The Subjective Domain Nagel s Two Polarities
A (the?) Source of Difficulty Without consciousness the mind-body problem would be much less interesting. With consciousness it seems hopeless. Nagel (PM, 219) Our first question: why should that be so? (Well, perhaps prior to that: is it so?) What is our quarry?...the fact that an organism has conscious experience at all means, basically, that there is something it is like to be that organism. Nagel (PM, 219) But fundamentally an organism has conscious mental states if and only if there is something that is like to be that organism something it is like for the organism. Nagel (PM, 219) We may call this the subjective character of experience. Nagel (PM, 219)

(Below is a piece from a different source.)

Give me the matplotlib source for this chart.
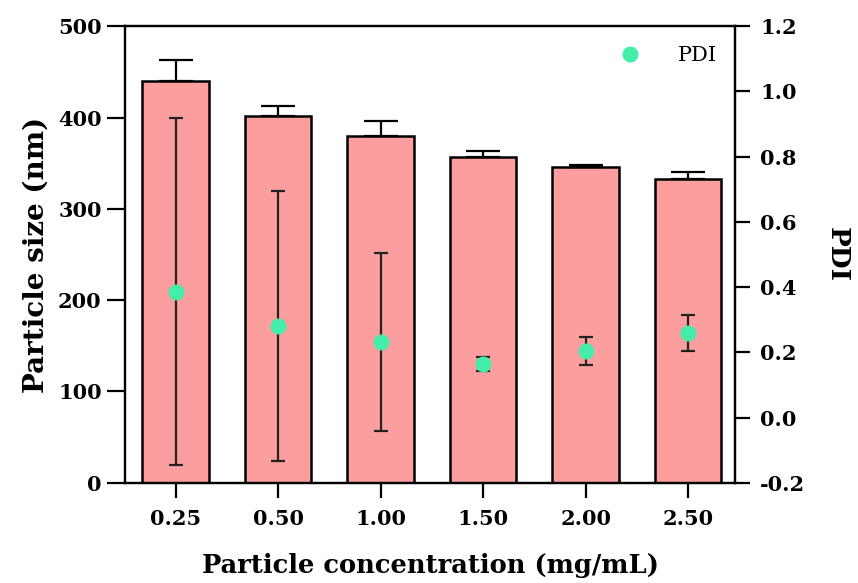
import numpy as np
import matplotlib
matplotlib.use("Agg")
import matplotlib.pyplot as plt

# data
conc_labels = ["0.25", "0.50", "1.00", "1.50", "2.00", "2.50"]
size_nm = [440, 402, 380, 357, 346, 333]
size_err = [23, 11, 16, 6, 2, 7]
pdi = [0.386, 0.281, 0.232, 0.164, 0.204, 0.259]
pdi_err = [0.532, 0.413, 0.272, 0.022, 0.043, 0.054]

bar_color = "#FC9E9E"
pdi_color = "#44EDAA"

plt.rcParams["font.family"] = ["DejaVu Serif"]
plt.rcParams["axes.linewidth"] = 1.6

fig, ax = plt.subplots(figsize=(8.58, 5.83), dpi=100)
fig.subplots_adjust(left=0.146, right=0.857, top=0.955, bottom=0.172)

x = np.arange(len(conc_labels))
ax.bar(x, size_nm, width=0.65, color=bar_color, edgecolor="black", linewidth=1.8,
       yerr=[np.zeros(len(size_err)), size_err],
       error_kw=dict(ecolor="black", elinewidth=1.6, capsize=12, capthick=1.6),
       zorder=2)
ax.set_ylim(0, 500)
ax.set_yticks([0, 100, 200, 300, 400, 500])
ax.set_xlim(-0.49, 5.46)
ax.set_xticks(x)
ax.set_xticklabels(conc_labels)
ax.tick_params(axis="y", labelsize=15, width=1.6, length=13, pad=4)
ax.tick_params(axis="x", labelsize=15, width=1.6, length=11, pad=8)
for lab in ax.get_xticklabels() + ax.get_yticklabels():
    lab.set_fontweight("bold")
ax.set_ylabel("Particle size (nm)", fontsize=20, fontweight="bold", labelpad=6)
ax.set_xlabel("Particle concentration (mg/mL)", fontsize=18.5, fontweight="bold",
              labelpad=17)

ax2 = ax.twinx()
ax2.errorbar(x, pdi, yerr=pdi_err, fmt="none", ecolor="#222222", elinewidth=1.6,
             capsize=5, capthick=1.6, zorder=3)
ax2.plot(x, pdi, "o", color=pdi_color, markersize=10.5, label="PDI", zorder=4)
ax2.set_ylim(-0.2, 1.2)
ax2.set_yticks([-0.2, 0.0, 0.2, 0.4, 0.6, 0.8, 1.0, 1.2])
ax2.set_yticklabels(["-0.2", "0.0", "0.2", "0.4", "0.6", "0.8", "1.0", "1.2"])
ax2.tick_params(axis="y", labelsize=15, width=1.6, length=11, pad=7)
for lab in ax2.get_yticklabels():
    lab.set_fontweight("bold")
ax2.set_ylabel("PDI", fontsize=19, fontweight="bold", rotation=270, labelpad=32)
ax2.legend(loc="upper right", frameon=False, fontsize=15, handletextpad=1.3,
           bbox_to_anchor=(1.0, 0.997))

fig.savefig("out.png", dpi=100)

A First Pass A general problem: there is a tendency to admit something as real only if it is countenanced as existing objectively. The subjective resists objective specification. So, one must evidently either... admit that any objective description of reality is incomplete, or eliminate the (seemingly) subjective in unreal.
MInd-Body Problem So long as mental states are looked at objectively, in their causal relations to stimuli and behavior, no special issues arise which do not arise about the physical analysis of other natural phenomena. Even problems of intentionality may seem to be soluble if one puts aside their subjective aspect, for then one may be able to describe certain kinds of computers as intentional systems. What seems impossible is to include in a physical conception of the world the facts about what mental states are like for the creature having them. The creature and his states seem to belong to a world that can be viewed impersonally and externally. Yet subjective aspects of the mental can be apprehended only from the point of view of the creature itself (perhaps taken up by someone else), whereas what is physical is simply there, and can be externally apprehended from more than one point of view. Is there any way of including mental phenomena in the world as well, as part of what is simply there? Nagel (1979, 201)

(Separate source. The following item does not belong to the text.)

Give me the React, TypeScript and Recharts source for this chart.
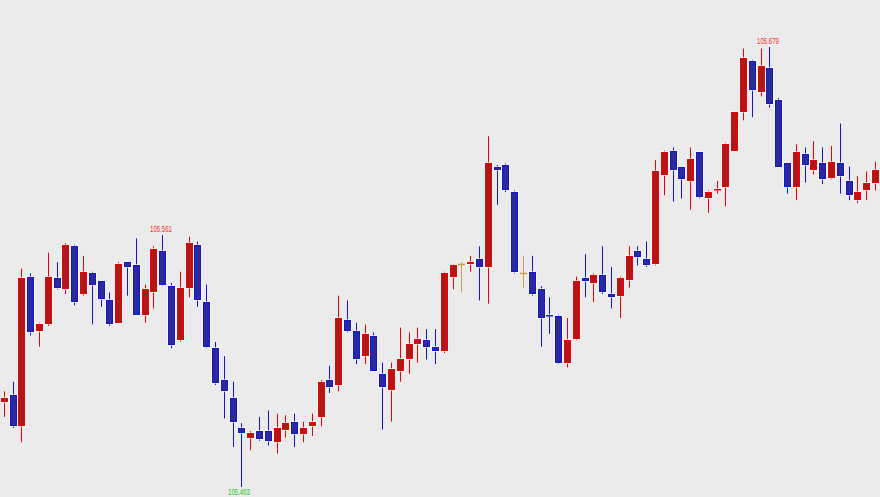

A Proviso of Sorts We do not really have opposing points of view: There is no view from nowhere. The objective description is not a point of view, but precisely the lack of a point of view. It is, rather, a lack of situation, a lack of an ego-field, a characterisation bereft of any point of view. We have, then, not opposing points of view, but a polarity between perspective and (putative) lack thereof.
Some Common Themes Each polarity presents as a jockeying for preeminence: one side claims authority, authenticity, domination over the other. Some polarities are present via surrogates: In the personal-identity debate, the subjective plays out in terms of suitable relations between mental episodes or events; the submerged question concerns whether the problem which disappears from the objective stance persists: viz. what is the subject of these episodes? In the mind-body problems, the physical presents itself as the objective, masquerading as the real. This again, then, plays out in terms of superiority, of the proper claimant of the real.
Some Claims The polarities are irreconcilable: neither subordinates to the other No degree of inter-subjectivity transitions to objectivity; no degree of inter-subjectivity even approximates objectivity. It is simply more subjectivity piled on top of subjectivity. The problem arises because the same individual is the occupant of both viewpoints. (208) The pursuit of objectivity implicates the individual in a two-fold transcendence of the self (from self as individual and from self as sort). Trouble occurs when the objective view encounters something, revealed subjectively, that it cannot accommodate. (210)
Three Ways Forward Reduction No obvious successes here. Elimination Some obvious failures here. Annexation Probably a mirage.
Or... The only alternative to these unsatisfactory moves is to resist the voracity of the objective appetite, and stop assuming that understanding of the world and our position in it can always be advanced by detaching from that position and subsuming whatever appears from there under a single more comprehensive conception. Perhaps the best or truest view is not obtained by transcending oneself as far as possible. Perhaps reality should not be identified with objective reality. Nagel (1979, 212)
The Distinction Made Precise A property Φ is subjective = df Φ constitutively depends on the psychological attitudes or responses an observer has to some phenomenon. A property Φ is objective = df Φ is not subjective.
Constitutive Dependence This cries out for clarification: To begin, non-causally or, if you prefer, non-efficient causally One step further: φ partially constitutes ψ only if an essence-specifying account of being-ψ makes ineliminable reference to being-φ.
A First Approximation φ is subjective feature of x = df (i) φx; (ii) there exists some ψ which partially constitutes φ, where ψ partly constitutes φ only if an essence-specifying account of φ makes ineliminable reference to ψ; and (iii) ψ is an affective/intentional/responsive property (AIR). φ is an objective feature of x = df (i) φx; and (ii) φ is not an subjective feature of x.
A First Claim So understood, the denial of objectivity is perfectly understandable, perfectly coherent, and not at all selfundermining......so long as it is understood in a domain-specific manner and is not intended as a perfectly general thesis.